Stephanie Brun de Pontet
Stephanie Brun de Pontet

Our highly wired culture encourages us to constantly be ‘in touch’ and communicating through texts, Twitter, phone calls, emails, Facebook, Linked In, you name it…   It seems we are forever posting or checking updates, sending or responding to texts or emails, essentially constantly in the act of communicating – at least electronically.

But sometimes all this electronic communication crowds out in-person communication.  I have seen countless face-to-face meetings interrupted by a phone call or a text; it is increasingly difficult to enforce the ‘no electronics’ rule at meetings; and I have even witnessed family meals with clients where family members are texting each other at the table (rather than speaking)!  I sometimes wonder if we raising a generation of people who will be increasingly uncomfortable with direct human interaction.

In addition, the constant interruption of electronics also challenges people’s ability to focus and work on projects in an uninterrupted manner.  As the norm in many business (and social) settings is that folks will respond to a received communication almost instantly, there is pressure to always check and respond to email, texts, etc.  This effectively prevents individuals from having uninterrupted time for complex discussions or quiet work.

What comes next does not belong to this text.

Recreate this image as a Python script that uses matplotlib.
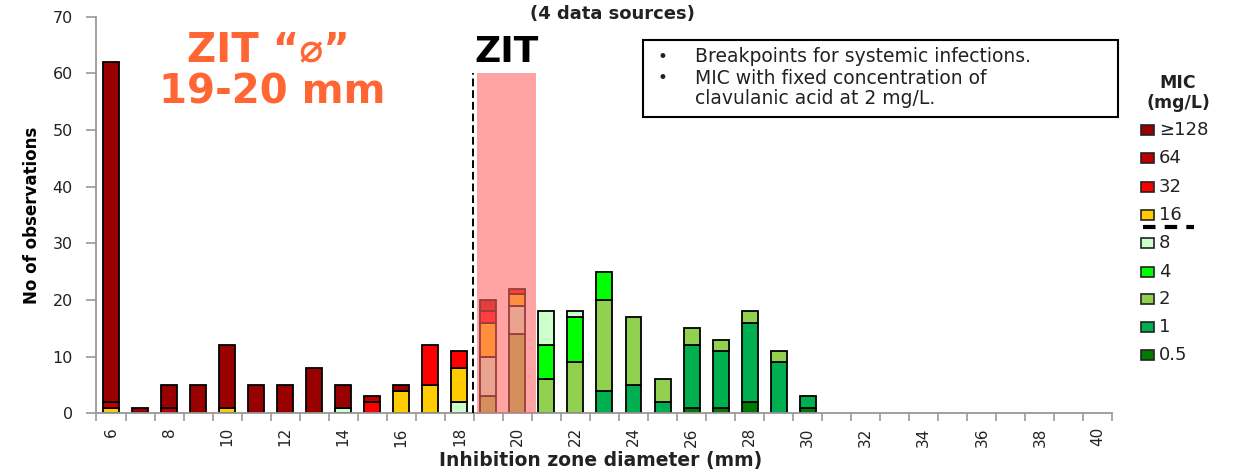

While I would never advocate eliminating electronic modes of communication (I am email-dependent), I do think families need to insist on some ‘electronics off’ time – both in the business and in the family.   At your next family meeting you might put electronic communication on the agenda and have a frank discussion about how it is helping and harming the family and the business, and consider some policies to manage it intentionally.